In truth, anything that is to be done has an element of performance in it. Every lesson preached, every song sung, every conversation about the Gospel is, in some way or another, a performance. Furthermore, there is no Gospel imperative for the performance of the acts of the assembly and in the proclamation of the Gospel to prove intentionally bland or mediocre. As Christians we ought to strive to glorify God in everything that we do: to this end we ought to participate in the assembly and proclaim the Gospel to the best of our ability and with excellence.
It is one thing to seek to participate in the assembly and proclaim the Gospel well and with excellence; it is quite another to make the assembly and evangelism about the performance. The very real dangers of performance evangelism involve confusing entertainment for edification and presence for participation.

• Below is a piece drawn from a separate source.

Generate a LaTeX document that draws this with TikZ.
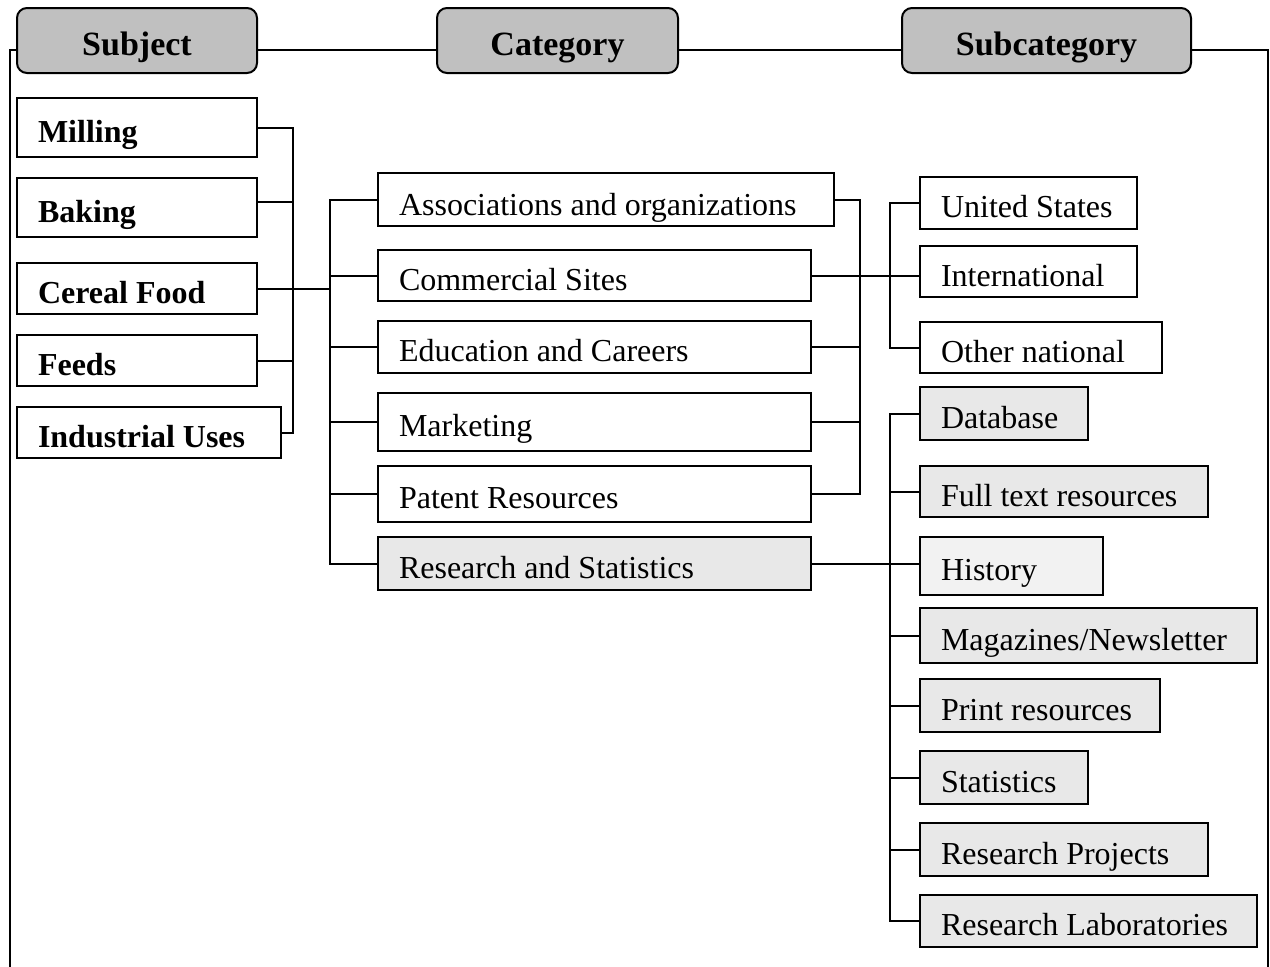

The meaning of “edification” has become distorted in modern Evangelicalism. All too often, when people speak of an experience as having been “edifying,” they mean it provided a great emotional high. The light show, types of band music, and other special effects are all choreographed to produce this kind of entertainment experience. People walk away feeling good, and believing they have received edification. Paul did indeed declare that all things in the assembly should edify in 1 Corinthians 14:26. Yet “edifying,” Greek oikodomen, means “to construct, erect, build up.” Spiritual edification is the means by which a spiritual house is constructed; therefore, edification must involve more than a feeling. Edification, therefore, takes place when substance is added to a person’s faith: when the dust settles, there is now something present in the construction that was not there before. A person can experience spiritual edification in the midst of an experience that produces an emotional high if there is spiritual substance being communicated and exhorted in the process. Unfortunately, all too often, little substance is being communicated in such experiences, and people become habituated to seeking after the feeling of emotional highs and call it edification. No building of faith is erected in their souls, and shipwreck comes all too easily. They have been entertained and enjoyed a great experience, yet they did not receive true edification.

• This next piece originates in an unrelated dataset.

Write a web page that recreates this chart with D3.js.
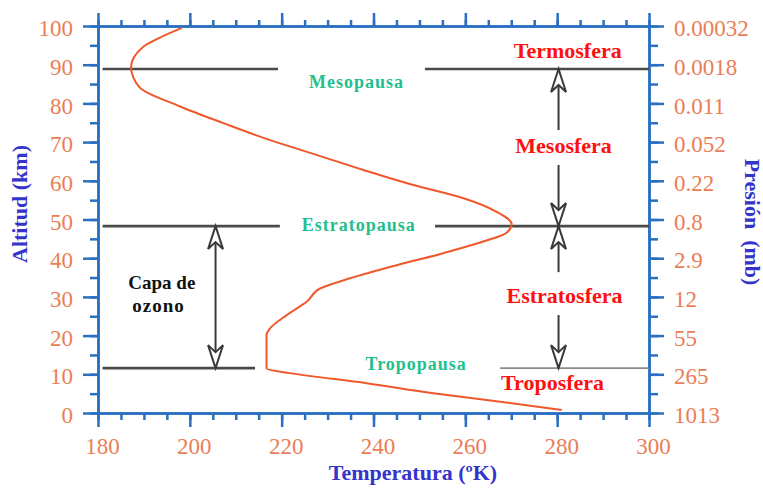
<!DOCTYPE html>
<html><head><meta charset="utf-8">
<script src="https://cdn.jsdelivr.net/npm/d3@7"></script>
<style>
html,body{margin:0;padding:0;background:#fff;}
svg{display:block;font-family:"Liberation Serif","DejaVu Serif",serif;}
svg text{font-family:"Liberation Serif","DejaVu Serif",serif;}
</style></head>
<body><svg id="c" width="763" height="488"></svg>
<script>
// ---- data ----
const tempTicks = [180, 200, 220, 240, 260, 280, 300];
const altTicks = [0, 10, 20, 30, 40, 50, 60, 70, 80, 90, 100];
const pressureLabels = ["1013", "265", "55", "12", "2.9", "0.8", "0.22", "0.052", "0.011", "0.0018", "0.00032"];
// temperature profile: temperature (K) and altitude (km)
const profileT = [198.3, 193.5, 189.8, 187.2, 189, 197.9, 207.3, 217.5, 227.6, 237.8, 248.7, 259.6, 266.8, 270.1, 269, 263.9, 255.2, 245.1, 234.9, 228.4, 225.5, 221.1, 217.5, 216.7, 216.7, 221.8, 238.5, 253, 267.6, 281];
const profileH = [99.5, 97, 94.6, 89.4, 84.2, 79.2, 74.9, 70.5, 66.7, 62.8, 58.9, 55.5, 52.0, 48.8, 46.6, 44.3, 41.3, 38.2, 34.8, 32.2, 28.8, 25.3, 21.9, 20.2, 11.5, 10.3, 7.7, 5.1, 2.9, 0.8];
// pauses (boundary altitudes) and their labels
const pauseNames = ["Mesopausa", "Estratopausa", "Tropopausa"];
const pauseAlt = [88.9, 48.3, 11.6];
const layerNames = ["Termosfera", "Mesosfera", "Estratosfera", "Troposfera"];
const ozoneLabel = ["Capa de", "ozono"];

// ---- layout ----
const svg = d3.select("#c");
const x = d3.scaleLinear().domain([180, 300]).range([98, 649]);
const y = d3.scaleLinear().domain([0, 100]).range([413, 26]);

const AX = "#2a6fc0", LBL = "#ea7e56", TITLE = "#3434cc", CURVE = "#f0582c",
      LINE = "#4a4a4a", RED = "#ff1010", GREEN = "#1fc08e";
const SERIF = '"Liberation Serif", "DejaVu Serif", serif';

const minorT = d3.range(180, 301, 5);
const minorH = d3.range(0, 101, 5);

function styleAxis(g) {
  g.attr("font-family", null).style("font-family", SERIF);
  g.select(".domain").attr("stroke", AX).attr("stroke-width", 2.5);
  g.selectAll(".tick line").attr("stroke", AX).attr("stroke-width", 2.5);
  g.selectAll(".tick text").attr("fill", LBL).attr("font-size", 23)
    .style("font-family", SERIF);
}
function minor(axis) { return axis.tickFormat("").tickSizeOuter(0); }

// bottom
svg.append("g").attr("transform", `translate(0,${y(0)})`)
  .call(minor(d3.axisBottom(x).tickValues(minorT).tickSize(7))).call(styleAxis);
svg.append("g").attr("transform", `translate(0,${y(0)})`)
  .call(d3.axisBottom(x).tickValues(tempTicks).tickSize(14).tickSizeOuter(0).tickPadding(11))
  .call(styleAxis)
  .call(g => g.selectAll(".tick text").attr("dx", 4));
// top
svg.append("g").attr("transform", `translate(0,${y(100)})`)
  .call(minor(d3.axisTop(x).tickValues(minorT).tickSize(6))).call(styleAxis);
svg.append("g").attr("transform", `translate(0,${y(100)})`)
  .call(d3.axisTop(x).tickValues(tempTicks).tickSize(13).tickSizeOuter(0).tickFormat(""))
  .call(styleAxis);
// left
svg.append("g").attr("transform", `translate(${x(180)},0)`)
  .call(minor(d3.axisLeft(y).tickValues(minorH).tickSize(8))).call(styleAxis);
svg.append("g").attr("transform", `translate(${x(180)},0)`)
  .call(d3.axisLeft(y).tickValues(altTicks).tickSize(15).tickSizeOuter(0).tickPadding(10))
  .call(styleAxis)
  .call(g => g.selectAll(".tick text").attr("dy", "0.42em"));
// right
svg.append("g").attr("transform", `translate(${x(300)},0)`)
  .call(minor(d3.axisRight(y).tickValues(minorH).tickSize(9))).call(styleAxis);
svg.append("g").attr("transform", `translate(${x(300)},0)`)
  .call(d3.axisRight(y).tickValues(altTicks).tickSize(15).tickSizeOuter(0).tickPadding(10)
    .tickFormat((d, i) => pressureLabels[i]))
  .call(styleAxis)
  .call(g => g.selectAll(".tick text").attr("dy", "0.42em"));

// Axis titles
svg.append("text").attr("x", 413).attr("y", 480).attr("text-anchor", "middle")
  .attr("font-size", 22).attr("font-weight", "bold").attr("fill", TITLE)
  .text("Temperatura (ºK)");
svg.append("text").attr("transform", "translate(19,204) rotate(-90)")
  .attr("text-anchor", "middle").attr("dominant-baseline", "central")
  .attr("font-size", 22).attr("font-weight", "bold").attr("fill", TITLE)
  .text("Altitud (km)");
svg.append("text").attr("transform", "translate(752,222) rotate(90)")
  .attr("text-anchor", "middle").attr("dominant-baseline", "central")
  .attr("font-size", 22).attr("font-weight", "bold").attr("fill", TITLE)
  .style("white-space", "pre")
  .text("Presión  (mb)");

// pause lines (left & right segments)
const pauseSegs = [
  [[181, 219.2], [251.2, 300]],
  [[181, 219.6], [253.4, 300]],
  [[181, 214.2], [267.6, 300]]
];
pauseAlt.forEach((h, i) => {
  pauseSegs[i].forEach((s, j) => {
    const light = (i === 2 && j === 1);
    svg.append("line")
      .attr("x1", x(s[0])).attr("x2", x(s[1]))
      .attr("y1", y(h)).attr("y2", y(h))
      .attr("stroke", light ? "#8a8a8a" : LINE)
      .attr("stroke-width", light ? 1.6 : 2.6);
  });
});

// profile curve
const pts = profileT.map((t, i) => [t, profileH[i]]);
svg.append("path").datum(pts)
  .attr("fill", "none").attr("stroke", CURVE).attr("stroke-width", 2)
  .attr("stroke-linejoin", "round")
  .attr("d", d3.line().x(d => x(d[0])).y(d => y(d[1])).curve(d3.curveMonotoneY));

// arrows
function arrow(t, hTip, hEnd) {
  const X = x(t), y0 = y(hTip), y1 = y(hEnd);
  const dir = y1 > y0 ? 1 : -1;
  svg.append("line").attr("x1", X).attr("x2", X).attr("y1", y0).attr("y2", y1)
    .attr("stroke", "#3a3a3a").attr("stroke-width", 2);
  const L = 23, W = 7.5, N = 16;
  svg.append("path")
    .attr("d", `M${X},${y0} L${X - W},${y0 + dir * L} L${X},${y0 + dir * N} L${X + W},${y0 + dir * L} Z`)
    .attr("fill", "#fff").attr("stroke", "#3a3a3a").attr("stroke-width", 2)
    .attr("stroke-linejoin", "miter");
}
arrow(205.6, pauseAlt[1], 30);
arrow(205.6, pauseAlt[2], 30);
arrow(280.3, pauseAlt[0], 73.1);
arrow(280.3, pauseAlt[1], 64.1);
arrow(280.3, pauseAlt[1], 36.4);
arrow(280.3, pauseAlt[2], 25.3);

// labels
const pauseLabelPos = [[236.3, 83.9], [236.8, 47.1], [249.3, 11.1]];
pauseNames.forEach((n, i) => {
  svg.append("text").attr("x", x(pauseLabelPos[i][0])).attr("y", y(pauseLabelPos[i][1]))
    .attr("text-anchor", "middle").attr("font-size", 18).attr("font-weight", "bold")
    .attr("letter-spacing", 1).attr("fill", GREEN).text(n);
});
const layerLabelPos = [[282.3, 91.7], [281.4, 67.2], [281.6, 28.3], [279, 5.9]];
layerNames.forEach((n, i) => {
  svg.append("text").attr("x", x(layerLabelPos[i][0])).attr("y", y(layerLabelPos[i][1]))
    .attr("text-anchor", "middle").attr("font-size", 22).attr("font-weight", "bold")
    .attr("fill", RED).text(n);
});
const ozonePos = [[193.9, 32.0], [193.2, 26.0]];
ozoneLabel.forEach((n, i) => {
  svg.append("text").attr("x", x(ozonePos[i][0])).attr("y", y(ozonePos[i][1]))
    .attr("text-anchor", "middle").attr("font-size", 19).attr("font-weight", "bold")
    .attr("letter-spacing", i === 1 ? 1 : 0).attr("fill", "#111").text(n);
});
</script></body></html>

An even greater danger in performance evangelism centers on what life in Christ ultimately is all about. God has called us to share in life in Christ with one another (John 17:20-23). Christians assemble to reinforce and display their joint participation with one another, that which they share in common, in Christ (Acts 2:42, 1 Corinthians 10:16-17). To this end the assembly of Christians is designed for all to participate jointly: the Lord’s Supper is a joint participation in the body and blood of Christ, Christians speak, teach, and admonish one another in song, Christians give of their means to further their joint participation in the work of God in Christ, Christians are directed in prayer together and assent to the prayer for one another, and even as the Word of God is proclaimed, all are to jointly share and participate in the message and its applications (1 Corinthians 10:16-17, 14;14-17, 16:1-3, 2 Corinthians 8:1-9:13, Ephesians 5:19, Colossians 3:16, 1 Timothy 3:14-4:6). We do well to note how Paul had expected Christians to have a message or a song or a prayer when they came together, and all were to be done unto edifying (1 Corinthians 14:26). In performance evangelism, however, joint participation would be a hindrance to the professional level of quality demanded of the experience. Singing is mostly for the band and/or the choir. The expectation for most of those present is to serve as spectators, absorbing the experience on offer. An illusion of participation might be given for those present, but not the substance thereof. Furthermore, the quality and professionalism of the experience reinforces the spectator and participant distinction: I am not nearly as good of a musician, singer, or speaker as those up on the stage; therefore it is right and appropriate for me to watch and not to participate, for my participation would only lessen the quality of the experience. To this end many are given every reason to believe and feel that their participation in Christianity is as one present as a spectator, and less as one jointly participating with others in service to God in Christ.
We live in a world which prioritizes performance over meaning and participation; it is tragically sad to see so many in Christ follow after it. In Christ performance is never for its own end or purposes; performance exists to manifest, enhance, and strengthen meaning and participation. A most beautifully presented message is worth nothing if no one really receives the meaning and acts upon it; the most exalted performance profits little if it does not bring people together in joint participation in the Lord Jesus. Performance is thus a vehicle, and as with all vehicles, it does best when it is out of the way: performance should never get in the way of meaning and participation, either in being so vapid, bland, or mediocre as to hinder the meaning and participation, or as being so superb and sublime as to overshadow the meaning and participation.
Performance will always be a part of the proclamation of the Gospel and the acts of the assembly. The question is whether we will privilege performance to the detriment of meaning and participation, or seek excellence in performance to enhance and reinforce meaning and participation. Neither Christianity nor its assemblies are spectator sports; we must constantly display, in all that we do, how Christianity demands joint participation with God in Christ, and therefore should encourage participation by all in the acts of the assembly and the proclamation of the Gospel. In all we do we ought to see the spiritual edification of those who hear and participate: not merely to entertain, but to teach, exhort, and encourage so that real, substantive construction has taken place in faith. May we glorify God through our evangelism and participation in the assemblies, jointly participating in the faith unto edification, and obtain life in Christ!